Stated task:
Extract the lines from the start through the line that holds "const dots = makeDots();", both included, omitting all images.
--------------------------------
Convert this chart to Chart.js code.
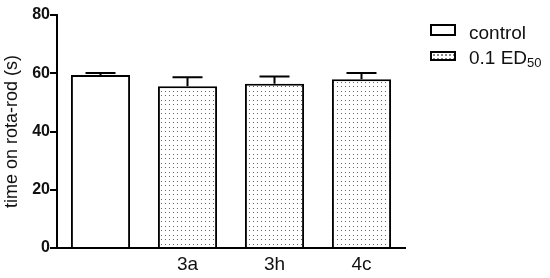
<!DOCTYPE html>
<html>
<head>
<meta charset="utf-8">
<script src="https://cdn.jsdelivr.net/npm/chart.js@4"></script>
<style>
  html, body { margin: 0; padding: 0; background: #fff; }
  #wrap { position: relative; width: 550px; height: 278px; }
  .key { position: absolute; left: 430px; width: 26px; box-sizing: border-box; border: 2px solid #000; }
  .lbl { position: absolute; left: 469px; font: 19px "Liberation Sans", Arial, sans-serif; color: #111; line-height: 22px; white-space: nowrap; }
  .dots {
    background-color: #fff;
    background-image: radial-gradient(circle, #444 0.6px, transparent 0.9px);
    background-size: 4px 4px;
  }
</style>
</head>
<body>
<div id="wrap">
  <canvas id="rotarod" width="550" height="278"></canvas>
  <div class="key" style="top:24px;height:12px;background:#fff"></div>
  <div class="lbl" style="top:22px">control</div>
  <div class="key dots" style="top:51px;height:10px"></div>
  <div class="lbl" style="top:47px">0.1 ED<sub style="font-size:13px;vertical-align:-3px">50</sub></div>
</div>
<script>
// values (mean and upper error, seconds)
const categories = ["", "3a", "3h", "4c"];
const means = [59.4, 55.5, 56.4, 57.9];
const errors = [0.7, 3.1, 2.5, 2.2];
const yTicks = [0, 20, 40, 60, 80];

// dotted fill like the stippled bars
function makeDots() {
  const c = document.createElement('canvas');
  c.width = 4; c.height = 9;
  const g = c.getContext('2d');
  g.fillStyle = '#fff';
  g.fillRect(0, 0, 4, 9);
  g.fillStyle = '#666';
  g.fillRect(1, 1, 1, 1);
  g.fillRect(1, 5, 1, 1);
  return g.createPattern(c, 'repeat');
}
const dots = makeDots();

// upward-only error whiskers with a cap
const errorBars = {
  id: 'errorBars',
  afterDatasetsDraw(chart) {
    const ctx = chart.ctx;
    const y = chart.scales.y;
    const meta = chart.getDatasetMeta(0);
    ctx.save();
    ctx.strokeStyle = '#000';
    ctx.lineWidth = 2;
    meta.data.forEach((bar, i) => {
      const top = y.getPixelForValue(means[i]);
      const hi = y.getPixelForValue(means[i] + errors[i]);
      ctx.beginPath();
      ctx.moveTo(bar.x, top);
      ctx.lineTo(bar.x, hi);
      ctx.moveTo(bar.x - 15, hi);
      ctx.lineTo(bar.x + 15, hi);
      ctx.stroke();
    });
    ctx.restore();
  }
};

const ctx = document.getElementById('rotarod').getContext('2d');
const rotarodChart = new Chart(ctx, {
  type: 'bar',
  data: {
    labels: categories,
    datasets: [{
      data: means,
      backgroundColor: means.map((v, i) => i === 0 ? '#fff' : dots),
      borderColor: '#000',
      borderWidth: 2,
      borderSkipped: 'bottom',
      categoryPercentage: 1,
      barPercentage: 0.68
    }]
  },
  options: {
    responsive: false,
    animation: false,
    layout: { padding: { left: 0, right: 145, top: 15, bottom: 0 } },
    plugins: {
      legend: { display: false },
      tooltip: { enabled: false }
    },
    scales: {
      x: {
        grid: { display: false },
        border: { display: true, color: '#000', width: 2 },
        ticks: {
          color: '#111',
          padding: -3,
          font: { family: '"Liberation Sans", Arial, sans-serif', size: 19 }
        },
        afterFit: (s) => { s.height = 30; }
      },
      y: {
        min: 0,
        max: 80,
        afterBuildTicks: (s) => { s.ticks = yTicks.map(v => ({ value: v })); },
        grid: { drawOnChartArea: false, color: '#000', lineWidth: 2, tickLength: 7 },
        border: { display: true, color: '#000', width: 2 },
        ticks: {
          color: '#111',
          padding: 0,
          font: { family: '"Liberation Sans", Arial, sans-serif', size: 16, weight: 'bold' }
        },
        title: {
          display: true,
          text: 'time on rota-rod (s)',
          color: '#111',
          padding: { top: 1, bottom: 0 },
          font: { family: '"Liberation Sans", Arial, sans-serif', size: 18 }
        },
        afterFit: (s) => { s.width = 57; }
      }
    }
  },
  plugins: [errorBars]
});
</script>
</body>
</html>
--------------------------------
Exercise answer:
Convert this chart to Chart.js code.
<!DOCTYPE html>
<html>
<head>
<meta charset="utf-8">
<script src="https://cdn.jsdelivr.net/npm/chart.js@4"></script>
<style>
  html, body { margin: 0; padding: 0; background: #fff; }
  #wrap { position: relative; width: 550px; height: 278px; }
  .key { position: absolute; left: 430px; width: 26px; box-sizing: border-box; border: 2px solid #000; }
  .lbl { position: absolute; left: 469px; font: 19px "Liberation Sans", Arial, sans-serif; color: #111; line-height: 22px; white-space: nowrap; }
  .dots {
    background-color: #fff;
    background-image: radial-gradient(circle, #444 0.6px, transparent 0.9px);
    background-size: 4px 4px;
  }
</style>
</head>
<body>
<div id="wrap">
  <canvas id="rotarod" width="550" height="278"></canvas>
  <div class="key" style="top:24px;height:12px;background:#fff"></div>
  <div class="lbl" style="top:22px">control</div>
  <div class="key dots" style="top:51px;height:10px"></div>
  <div class="lbl" style="top:47px">0.1 ED<sub style="font-size:13px;vertical-align:-3px">50</sub></div>
</div>
<script>
// values (mean and upper error, seconds)
const categories = ["", "3a", "3h", "4c"];
const means = [59.4, 55.5, 56.4, 57.9];
const errors = [0.7, 3.1, 2.5, 2.2];
const yTicks = [0, 20, 40, 60, 80];

// dotted fill like the stippled bars
function makeDots() {
  const c = document.createElement('canvas');
  c.width = 4; c.height = 9;
  const g = c.getContext('2d');
  g.fillStyle = '#fff';
  g.fillRect(0, 0, 4, 9);
  g.fillStyle = '#666';
  g.fillRect(1, 1, 1, 1);
  g.fillRect(1, 5, 1, 1);
  return g.createPattern(c, 'repeat');
}
const dots = makeDots();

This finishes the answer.